Les créateurs de vidéos de gags, de bobards, de rumeurs, de fake news et de deepfakes n’échappent pas à la règle. Non seulement ces contenus sensationnels attirent spontanément l’attention des usagers, mais leur circulation est artificiellement accélérée par cette économie invisible derrière les écrans.

Initialement, le caractère douteux des informations colportées était souvent considéré comme une fatalité. Les internautes étaient censés rectifier d’eux-mêmes les erreurs… Les dirigeants des médias sociaux, lorsqu’ils étaient interpellés, déclaraient benoîtement qu’ils n’étaient pas éditeurs de contenus mais hébergeurs et diffuseurs.

Tout a commencé à changer en 2016-2017 avec le Brexit et l’élection de Trump. Les mensonges proférés lors de ces campagnes et leur influence sur les résultats ont marqué un tournant. Contraints de réagir, les dirigeants de médias sociaux ont engagé une armée de « modérateurs de contenus » pour éliminer aussi vite que possible les messages haineux, les vidéos mensongères, mais aussi les images pornographiques.

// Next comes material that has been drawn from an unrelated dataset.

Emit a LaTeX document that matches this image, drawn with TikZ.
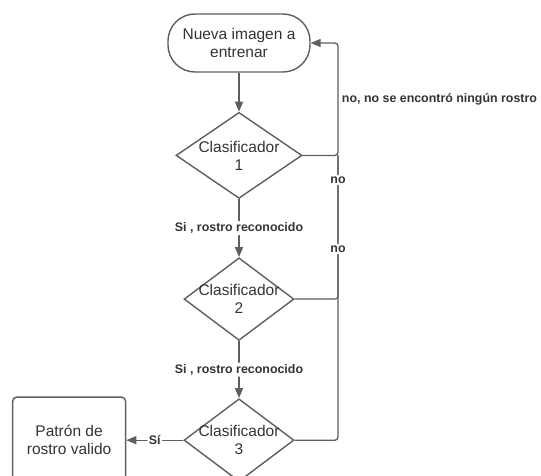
\documentclass[tikz,border=0pt]{standalone}
\usepackage{fontspec}
\setmainfont{Liberation Sans}
\usepackage{xcolor}
\definecolor{linegray}{RGB}{94, 94, 94}
\definecolor{txtgray}{RGB}{51, 51, 51}
\usepackage{tikz}
\usetikzlibrary{shapes.geometric, arrows.meta, positioning}

\begin{document}
\begin{tikzpicture}[x=1pt, y=1pt,
  termbox/.style={draw=linegray, line width=1.4pt, rounded corners=27pt,
              align=center, minimum width=142pt, minimum height=58pt,
              text=txtgray, font=\fontsize{15.5}{18}\selectfont},
  classbox/.style={draw=linegray, line width=1.4pt, diamond, aspect=1.33,
              inner xsep=-5pt, inner ysep=0pt, align=center,
              text=txtgray, font=\fontsize{15.5}{18}\selectfont},
  resbox/.style={draw=linegray, line width=1.4pt, rounded corners=4pt,
              align=center, minimum width=113pt, minimum height=86pt,
              text=txtgray, font=\fontsize{15.5}{18}\selectfont},
  lbl/.style={fill=white, inner sep=1.5pt, text=txtgray,
              font=\fontsize{12.4}{14}\selectfont\bfseries},
  flow/.style={-{Triangle[length=10pt, width=8pt]}, line width=1.3pt,
              linegray, rounded corners=3pt},
  back/.style={line width=1.3pt, linegray, rounded corners=3pt}
]
  \useasboundingbox (0,0) rectangle (541,475);

  % ── Start ──
  \node[termbox] (start) at (239,432) {Nueva imagen a\\entrenar};

  % ── Classifiers ──
  \node[classbox, minimum width=126pt, minimum height=86pt,
        below=39pt of start] (clf1) {Clasificador\\1};
  \node[classbox, below=58pt of clf1] (clf2) {Clasificador\\2};
  \node[classbox, below=57pt of clf2] (clf3) {Clasificador\\3};

  % ── Result ──
  \node[resbox, left=57pt of clf3] (valid) {Patrón de\\rostro valido};

  % ── Rail on the right ──
  \coordinate (rail) at (338,0);

  % ── Arrows ──
  \draw[flow] (start) -- (clf1);
  \draw[flow] (clf1) -- (clf2)
    node[midway, lbl] {Si , rostro reconocido};
  \draw[flow] (clf2) -- (clf3)
    node[midway, lbl] {Si , rostro reconocido};
  \draw[flow] (clf3) -- (valid)
    node[midway, lbl] {Sí};

  \draw[flow] (clf1.east) -- (clf1.east -| rail) -- (start.east -| rail)
    node[pos=0.5, anchor=west, text=txtgray,
         font=\fontsize{12.4}{14}\selectfont\bfseries] {no, no se encontró ningún rostro}
    -- (start.east);
  \draw[back] (clf2.east) -- (clf2.east -| rail) -- (clf1.east -| rail);
  \draw[back] (clf3.east) -- (clf3.east -| rail) -- (clf1.east -| rail);

  % ── "no" labels on the rail ──
  \path (clf2.east -| rail) -- (clf1.east -| rail)
    node[pos=0.83, lbl] {no}
    node[pos=0.35, lbl] {no};

\end{tikzpicture}
\end{document}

Ce sont parfois les mêmes travailleurs qui, sur leur clavier, suppriment d’une main un appel à la violence et, de l’autre, approuvent la saveur d’une mayonnaise, en partageant leur choix et en l’accompagnant d’un commentaire flatteur. Le poinçonneur des Lilas de Serge Gainsbourg a été remplacé par le travailleur du clic…

En somme, c’est le modèle économique du Web social, fondé sur la publicité, qui est en cause. La pandémie de Covid a encore augmenté l’usage des médias sociaux et la circulation de messages douteux. Confinés, les travailleurs du clic ont moins traqué les fake news. Les fausses informations et les théories loufoques ont fortement circulé pendant cette période. Il est temps de s’interroger sur ce modèle économique, et sur le travail du clic qui l’alimente.